Sonnleitner believes that the Australian Institute of Sport "has a place, but I don't think it should be playing the part that it's playing right now. I think that more of what they're spending should be spent on resources to coaches right around the country."
"After all, if we just concentrate on our elite, within a short period (four years probably, maximum) we're not going to have anybody to concentrate on. There aren't going to be any elite swimmers. If we don't go out and develop young coaches, emerging coaches, coaches who are starting out and doing a job, then we're not going to get swimmers. We have to develop the people at the base of the pyramid. That's what the sport is all about."
Asked what motivation is provided for the young up-and-coming coach, when as soon as a coach develops a good swimmer, the swimmer is lost to a centralized training group, Sonnleitner said, "That can be heartbreaking, obviously. It can kill the sport. It can kill the coach."

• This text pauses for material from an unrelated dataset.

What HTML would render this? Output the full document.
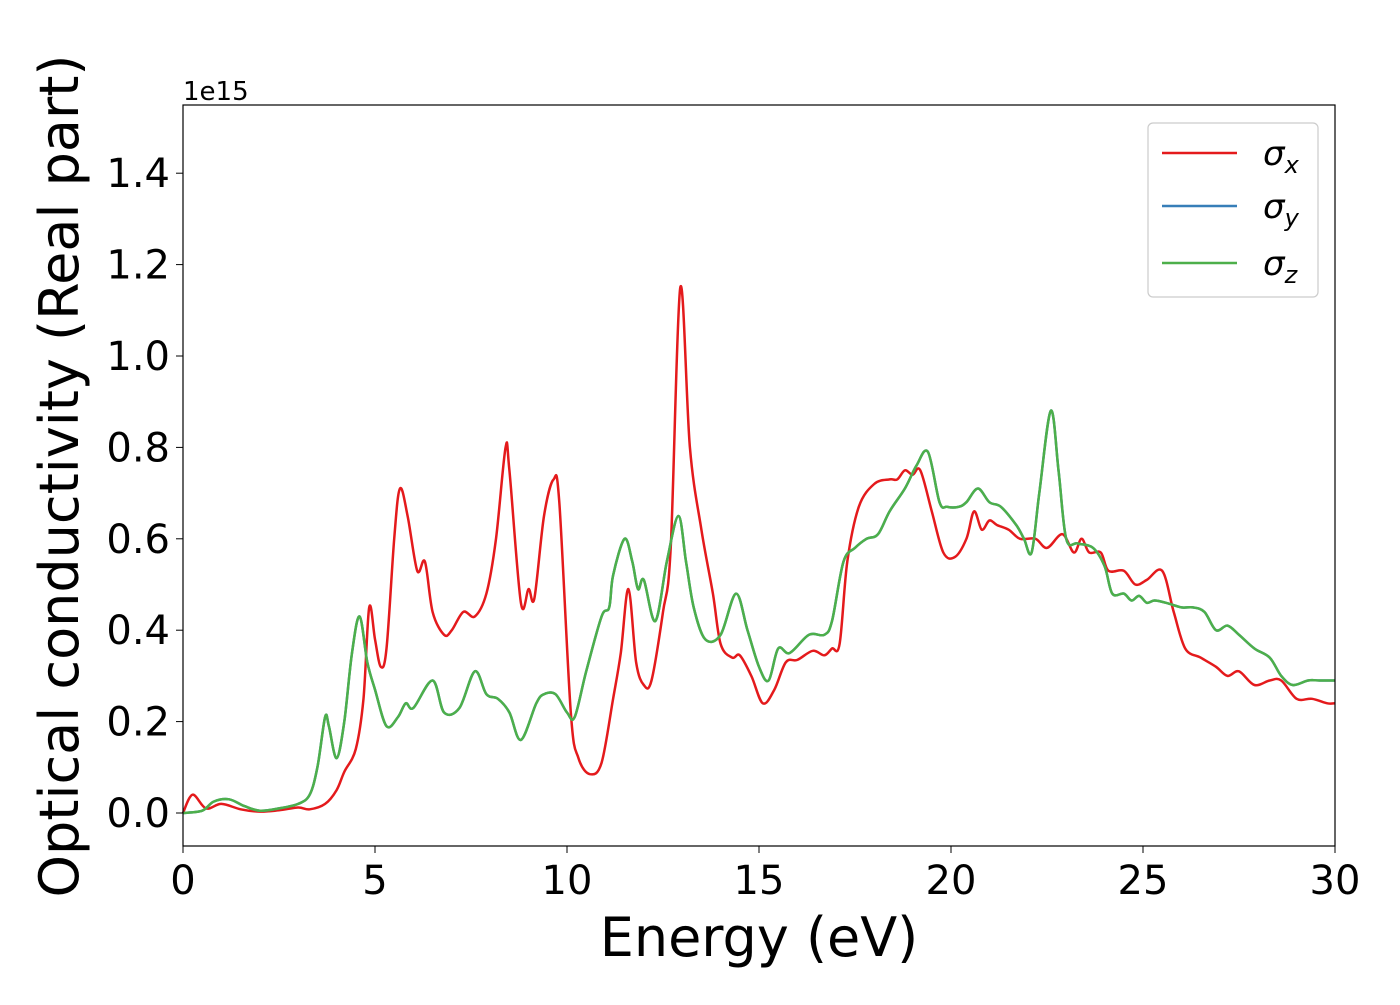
<!DOCTYPE html>
<html><head><meta charset="utf-8"><style>
body{margin:0;background:#fff;}
svg text{font-family:"DejaVu Sans","Liberation Sans",sans-serif;}
</style></head><body>
<svg id="chart" width="1400" height="1000" viewBox="0 0 1400 1000" xmlns="http://www.w3.org/2000/svg">
<rect width="1400" height="1000" fill="#fff"/>
<g id="plot"></g>
<rect x="183" y="105" width="1152" height="741" fill="none" stroke="#000" stroke-width="1.2"/>
<g id="xticks"></g>
<g id="yticks"></g>
<text x="183" y="100" font-size="26">1e15</text>
<text x="759" y="956" font-size="54" text-anchor="middle">Energy (eV)</text>
<text transform="translate(78,476) rotate(-90)" font-size="54" text-anchor="middle">Optical conductivity (Real part)</text>
<g>
<rect x="1148" y="123" width="170" height="174" rx="5" fill="#fff" stroke="#ccc" stroke-width="1.2"/>
<line x1="1162" y1="153" x2="1237" y2="153" stroke="#e41a1c" stroke-width="2.5"/>
<text x="1263" y="165" font-size="34" font-style="italic">σ<tspan font-size="24" dy="8">x</tspan></text>
<line x1="1162" y1="206" x2="1237" y2="206" stroke="#377eb8" stroke-width="2.5"/>
<text x="1263" y="218" font-size="34" font-style="italic">σ<tspan font-size="24" dy="8">y</tspan></text>
<line x1="1162" y1="263" x2="1237" y2="263" stroke="#4daf4a" stroke-width="2.5"/>
<text x="1263" y="275" font-size="34" font-style="italic">σ<tspan font-size="24" dy="8">z</tspan></text>
</g>
</svg>
<script>
const xTicks=[0,5,10,15,20,25,30];
const yTicks=[0.0,0.2,0.4,0.6,0.8,1.0,1.2,1.4];
const energyX=[0,0.25,0.6,1,1.5,2,2.5,3,3.3,3.7,4,4.2,4.5,4.7,4.85,5.0,5.15,5.3,5.5,5.65,5.85,6.1,6.3,6.5,6.8,7.0,7.3,7.6,7.9,8.15,8.4,8.5,8.8,9.0,9.15,9.4,9.65,9.8,10.1,10.3,10.6,10.9,11.2,11.4,11.6,11.8,12.0,12.2,12.5,12.7,12.95,13.2,13.5,13.8,14.0,14.3,14.5,14.8,15.1,15.4,15.7,16.0,16.4,16.7,16.9,17.1,17.3,17.6,18.0,18.4,18.6,18.8,19.0,19.2,19.5,19.8,20.1,20.4,20.6,20.8,21.0,21.2,21.5,21.8,22.2,22.5,22.9,23.2,23.4,23.6,23.9,24.1,24.5,24.8,25.1,25.5,25.8,26.1,26.5,26.9,27.2,27.5,27.9,28.3,28.6,29.0,29.4,29.8,30];
const sigmaX=[0,0.04,0.01,0.02,0.008,0.003,0.006,0.012,0.008,0.02,0.05,0.09,0.14,0.25,0.45,0.38,0.32,0.36,0.6,0.71,0.65,0.53,0.55,0.44,0.39,0.4,0.44,0.43,0.48,0.6,0.8,0.75,0.46,0.49,0.47,0.65,0.73,0.68,0.22,0.12,0.085,0.11,0.25,0.35,0.49,0.33,0.28,0.29,0.44,0.58,1.15,0.8,0.62,0.48,0.37,0.34,0.345,0.3,0.24,0.27,0.33,0.335,0.355,0.345,0.36,0.37,0.55,0.67,0.72,0.73,0.73,0.75,0.74,0.75,0.66,0.57,0.56,0.6,0.66,0.62,0.64,0.63,0.62,0.6,0.6,0.58,0.61,0.57,0.6,0.57,0.57,0.53,0.53,0.5,0.51,0.53,0.44,0.36,0.34,0.32,0.3,0.31,0.28,0.29,0.29,0.25,0.25,0.24,0.24];
const energyZ=[0,0.5,0.8,1.2,1.6,2.0,2.5,3.0,3.3,3.5,3.7,3.8,4.0,4.2,4.4,4.6,4.8,5.0,5.3,5.6,5.8,6.0,6.5,6.8,7.2,7.6,7.9,8.2,8.5,8.8,9.2,9.4,9.7,10.0,10.2,10.5,10.9,11.1,11.2,11.5,11.7,11.85,12.0,12.3,12.6,12.9,13.1,13.3,13.6,14.0,14.4,14.7,15.0,15.25,15.5,15.8,16.3,16.7,16.9,17.2,17.5,17.8,18.1,18.4,18.8,19.1,19.4,19.7,19.9,20.2,20.4,20.7,21.0,21.3,21.7,21.9,22.1,22.3,22.6,22.8,23.0,23.3,23.7,24.0,24.2,24.5,24.7,24.9,25.1,25.3,25.6,26.0,26.3,26.6,26.9,27.2,27.5,27.9,28.3,28.6,28.9,29.3,29.6,30];
const sigmaZ=[0,0.005,0.025,0.03,0.015,0.005,0.01,0.02,0.04,0.1,0.21,0.19,0.12,0.2,0.35,0.43,0.33,0.27,0.19,0.21,0.24,0.23,0.29,0.22,0.23,0.31,0.26,0.25,0.22,0.16,0.24,0.26,0.26,0.22,0.21,0.31,0.43,0.45,0.52,0.6,0.55,0.49,0.51,0.42,0.55,0.65,0.55,0.45,0.38,0.39,0.48,0.4,0.32,0.29,0.36,0.35,0.39,0.39,0.42,0.55,0.58,0.6,0.61,0.66,0.71,0.76,0.79,0.68,0.67,0.67,0.68,0.71,0.68,0.67,0.63,0.6,0.57,0.7,0.88,0.75,0.6,0.59,0.58,0.54,0.48,0.48,0.465,0.475,0.46,0.465,0.46,0.45,0.45,0.44,0.4,0.41,0.39,0.36,0.34,0.3,0.28,0.29,0.29,0.29];
const sigmaY=sigmaZ.slice();

const NS="http://www.w3.org/2000/svg";
const X0=183,X1=1335,Y0=813,PXU=457;
function sx(v){return X0+(v-0)/(30-0)*(X1-X0);}
function sy(v){return Y0-v*PXU;}
function pathFor(xs,ys){
  const p=xs.map((x,i)=>[sx(x),sy(ys[i])]);
  let d="M"+p[0][0].toFixed(1)+","+p[0][1].toFixed(1);
  for(let i=0;i<p.length-1;i++){
    const a=p[Math.max(i-1,0)],b=p[i],c=p[i+1],e=p[Math.min(i+2,p.length-1)];
    const c1x=b[0]+(c[0]-a[0])/6,c1y=b[1]+(c[1]-a[1])/6;
    const c2x=c[0]-(e[0]-b[0])/6,c2y=c[1]-(e[1]-b[1])/6;
    d+=" C"+c1x.toFixed(1)+","+c1y.toFixed(1)+" "+c2x.toFixed(1)+","+c2y.toFixed(1)+" "+c[0].toFixed(1)+","+c[1].toFixed(1);
  }
  return d;
}
const plot=document.getElementById("plot");
const series=[["sigma-x-line",energyX,sigmaX,"#e41a1c"],["sigma-y-line",energyZ,sigmaY,"#377eb8"],["sigma-z-line",energyZ,sigmaZ,"#4daf4a"]];
series.forEach(s=>{
  const el=document.createElementNS(NS,"path");
  el.setAttribute("d",pathFor(s[1],s[2]));
  el.setAttribute("fill","none");
  el.setAttribute("stroke",s[3]);
  el.setAttribute("stroke-width","2.5");
  el.setAttribute("stroke-linejoin","round");
  
  
  plot.appendChild(el);
});
const xg=document.getElementById("xticks");
xTicks.forEach(t=>{
  const l=document.createElementNS(NS,"line");
  l.setAttribute("x1",sx(t));l.setAttribute("x2",sx(t));l.setAttribute("y1",846);l.setAttribute("y2",853);
  l.setAttribute("stroke","#000");
  
  
  xg.appendChild(l);
  const tx=document.createElementNS(NS,"text");
  tx.setAttribute("x",sx(t));tx.setAttribute("y",894);tx.setAttribute("font-size","40");tx.setAttribute("text-anchor","middle");
  tx.textContent=String(t);
  
  
  xg.appendChild(tx);
});
const yg=document.getElementById("yticks");
yTicks.forEach(t=>{
  const l=document.createElementNS(NS,"line");
  l.setAttribute("x1",176);l.setAttribute("x2",183);l.setAttribute("y1",sy(t));l.setAttribute("y2",sy(t));
  l.setAttribute("stroke","#000");
  
  
  yg.appendChild(l);
  const tx=document.createElementNS(NS,"text");
  tx.setAttribute("x",170);tx.setAttribute("y",sy(t)+14);tx.setAttribute("font-size","40");tx.setAttribute("text-anchor","end");
  tx.textContent=t.toFixed(1);
  
  
  yg.appendChild(tx);
});
</script>
</body></html>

"I believe that there should be some form of ethical communication between the Australian Institute of Sport and the person coaching the swimmer. They should not go directly to the swimmer. They should approach the coach first. Also, sometimes the swimmer is too young; 15 or 16 years of age is too young to be institutionalized. I believe the swimmer should be 17 or 18 years of age."
"In NCAA swimming, the American coaches will tell you that freshmen lag behind every single year. The freshmen have problems coming from a home environment, where they've been looked after to the nth degree by mum and dad, and where mum cooks all the meals. All of a sudden, they're put into this institutional environment where they have to live by themselves, or live with someone else, and they have to look after everything, including their laundry, their food, their travel, and most of these young kids can't handle that. This imposes an additional stress on the young kids which curbs their rate of improvement."
(This interview took place at the 1996 Australian Swimming Coaches Association's Annual Conference, held in Coollangatta, Queensland.)